### EXERCISE DIRECTIONS
Omit any picture, and return the remaining data exactly as written.

>> Begin SUPPLIED DATA

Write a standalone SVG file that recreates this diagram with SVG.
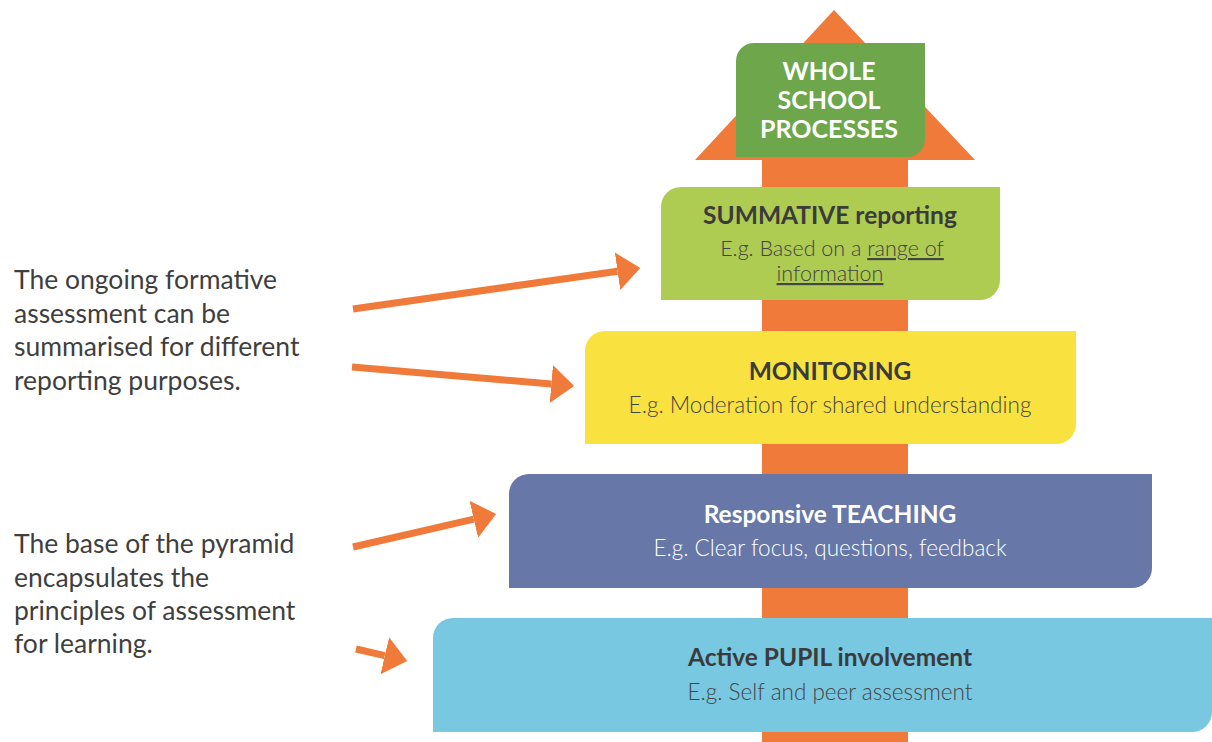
<svg xmlns="http://www.w3.org/2000/svg" width="1212" height="742" viewBox="0 0 1212 742">
  <style>
    .note { font-family: Lato, "Open Sans", "Liberation Sans", sans-serif; font-size: 26.5px; fill: #3f3f3f; }
    .title { font-family: Lato, "Open Sans", "Liberation Sans", sans-serif; font-size: 24.5px; font-weight: 700; fill: #3b3b3b; text-anchor: middle; }
    .head { font-size: 25px; }
    .sub { font-family: Lato, "Open Sans", "Liberation Sans", sans-serif; font-size: 22.5px; font-weight: 300; fill: #444444; text-anchor: middle; }
    .tight { font-size: 21.5px; }
    .light { fill: #ffffff; }
    .pointer { stroke: #ef7a3a; stroke-width: 7; fill: none; marker-end: url(#head); }
  </style>
  <defs>
    <marker id="head" markerUnits="userSpaceOnUse" markerWidth="24" markerHeight="38" refX="0" refY="19" orient="auto">
      <path d="M0,0 L23,19 L0,38 Z" fill="#ef7a3a"/>
    </marker>
  </defs>

  <rect width="1212" height="742" fill="#ffffff"/>

  <!-- large upward arrow behind the pyramid -->
  <g id="spine">
    <rect x="762" y="158" width="146" height="584" fill="#ef7a3a"/>
    <polygon points="834,10 975,160 695,160" fill="#ef7a3a"/>
  </g>

  <g id="node-whole-school">
    <path d="M754,43 H925 V139 A18,18 0 0 1 907,157 H736 V61 A18,18 0 0 1 754,43 Z" fill="#6ea64b"/>
    <text class="title head light" x="829" y="80">WHOLE</text>
    <text class="title head light" x="829" y="109">SCHOOL</text>
    <text class="title head light" x="829" y="138">PROCESSES</text>
  </g>

  <g id="node-summative">
    <path d="M681,187 H1000 V280 A20,20 0 0 1 980,300 H661 V207 A20,20 0 0 1 681,187 Z" fill="#aecb52"/>
    <text class="title" x="830" y="224">SUMMATIVE reporting</text>
    <text class="sub tight" x="832" y="256">E.g. Based on a <tspan text-decoration="underline">range of </tspan></text>
    <text class="sub tight" x="830" y="281" text-decoration="underline">information</text>
  </g>

  <g id="node-monitoring">
    <path d="M605,331 H1076 V424 A20,20 0 0 1 1056,444 H585 V351 A20,20 0 0 1 605,331 Z" fill="#f9e23f"/>
    <text class="title" x="830" y="380">MONITORING</text>
    <text class="sub" x="830" y="413">E.g. Moderation for shared understanding</text>
  </g>

  <g id="node-teaching">
    <path d="M529,474 H1152 V568 A20,20 0 0 1 1132,588 H509 V494 A20,20 0 0 1 529,474 Z" fill="#6677a8"/>
    <text class="title light" x="830" y="523">Responsive TEACHING</text>
    <text class="sub light" x="830" y="556">E.g. Clear focus, questions, feedback</text>
  </g>

  <g id="node-pupil">
    <path d="M453,618 H1212 V712 A20,20 0 0 1 1192,732 H433 V638 A20,20 0 0 1 453,618 Z" fill="#79c8e1"/>
    <text class="title" x="830" y="666">Active PUPIL involvement</text>
    <text class="sub" x="830" y="700">E.g. Self and peer assessment</text>
  </g>

  <g id="note-formative">
    <text class="note" x="14" y="289">The ongoing formative</text>
    <text class="note" x="14" y="323">assessment can be</text>
    <text class="note" x="14" y="356">summarised for different</text>
    <text class="note" x="14" y="390">reporting purposes.</text>
  </g>

  <g id="note-base">
    <text class="note" x="14" y="553">The base of the pyramid</text>
    <text class="note" x="14" y="587">encapsulates the</text>
    <text class="note" x="14" y="620">principles of assessment</text>
    <text class="note" x="14" y="653">for learning.</text>
  </g>

  <g id="connectors">
    <line class="pointer" x1="353" y1="309" x2="617.5" y2="271.3"/>
    <line class="pointer" x1="352" y1="367" x2="551.3" y2="384"/>
    <line class="pointer" x1="353" y1="547" x2="473.8" y2="519.2"/>
    <line class="pointer" x1="356" y1="649" x2="384.8" y2="655.7"/>
  </g>
</svg>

>> End SUPPLIED DATA

### WRITTEN ANSWER
Write a standalone SVG file that recreates this diagram with SVG.
<svg xmlns="http://www.w3.org/2000/svg" width="1212" height="742" viewBox="0 0 1212 742">
  <style>
    .note { font-family: Lato, "Open Sans", "Liberation Sans", sans-serif; font-size: 26.5px; fill: #3f3f3f; }
    .title { font-family: Lato, "Open Sans", "Liberation Sans", sans-serif; font-size: 24.5px; font-weight: 700; fill: #3b3b3b; text-anchor: middle; }
    .head { font-size: 25px; }
    .sub { font-family: Lato, "Open Sans", "Liberation Sans", sans-serif; font-size: 22.5px; font-weight: 300; fill: #444444; text-anchor: middle; }
    .tight { font-size: 21.5px; }
    .light { fill: #ffffff; }
    .pointer { stroke: #ef7a3a; stroke-width: 7; fill: none; marker-end: url(#head); }
  </style>
  <defs>
    <marker id="head" markerUnits="userSpaceOnUse" markerWidth="24" markerHeight="38" refX="0" refY="19" orient="auto">
      <path d="M0,0 L23,19 L0,38 Z" fill="#ef7a3a"/>
    </marker>
  </defs>

  <rect width="1212" height="742" fill="#ffffff"/>

  <!-- large upward arrow behind the pyramid -->
  <g id="spine">
    <rect x="762" y="158" width="146" height="584" fill="#ef7a3a"/>
    <polygon points="834,10 975,160 695,160" fill="#ef7a3a"/>
  </g>

  <g id="node-whole-school">
    <path d="M754,43 H925 V139 A18,18 0 0 1 907,157 H736 V61 A18,18 0 0 1 754,43 Z" fill="#6ea64b"/>
    <text class="title head light" x="829" y="80">WHOLE</text>
    <text class="title head light" x="829" y="109">SCHOOL</text>
    <text class="title head light" x="829" y="138">PROCESSES</text>
  </g>

  <g id="node-summative">
    <path d="M681,187 H1000 V280 A20,20 0 0 1 980,300 H661 V207 A20,20 0 0 1 681,187 Z" fill="#aecb52"/>
    <text class="title" x="830" y="224">SUMMATIVE reporting</text>
    <text class="sub tight" x="832" y="256">E.g. Based on a <tspan text-decoration="underline">range of </tspan></text>
    <text class="sub tight" x="830" y="281" text-decoration="underline">information</text>
  </g>

  <g id="node-monitoring">
    <path d="M605,331 H1076 V424 A20,20 0 0 1 1056,444 H585 V351 A20,20 0 0 1 605,331 Z" fill="#f9e23f"/>
    <text class="title" x="830" y="380">MONITORING</text>
    <text class="sub" x="830" y="413">E.g. Moderation for shared understanding</text>
  </g>

  <g id="node-teaching">
    <path d="M529,474 H1152 V568 A20,20 0 0 1 1132,588 H509 V494 A20,20 0 0 1 529,474 Z" fill="#6677a8"/>
    <text class="title light" x="830" y="523">Responsive TEACHING</text>
    <text class="sub light" x="830" y="556">E.g. Clear focus, questions, feedback</text>
  </g>

  <g id="node-pupil">
    <path d="M453,618 H1212 V712 A20,20 0 0 1 1192,732 H433 V638 A20,20 0 0 1 453,618 Z" fill="#79c8e1"/>
    <text class="title" x="830" y="666">Active PUPIL involvement</text>
    <text class="sub" x="830" y="700">E.g. Self and peer assessment</text>
  </g>

  <g id="note-formative">
    <text class="note" x="14" y="289">The ongoing formative</text>
    <text class="note" x="14" y="323">assessment can be</text>
    <text class="note" x="14" y="356">summarised for different</text>
    <text class="note" x="14" y="390">reporting purposes.</text>
  </g>

  <g id="note-base">
    <text class="note" x="14" y="553">The base of the pyramid</text>
    <text class="note" x="14" y="587">encapsulates the</text>
    <text class="note" x="14" y="620">principles of assessment</text>
    <text class="note" x="14" y="653">for learning.</text>
  </g>

  <g id="connectors">
    <line class="pointer" x1="353" y1="309" x2="617.5" y2="271.3"/>
    <line class="pointer" x1="352" y1="367" x2="551.3" y2="384"/>
    <line class="pointer" x1="353" y1="547" x2="473.8" y2="519.2"/>
    <line class="pointer" x1="356" y1="649" x2="384.8" y2="655.7"/>
  </g>
</svg>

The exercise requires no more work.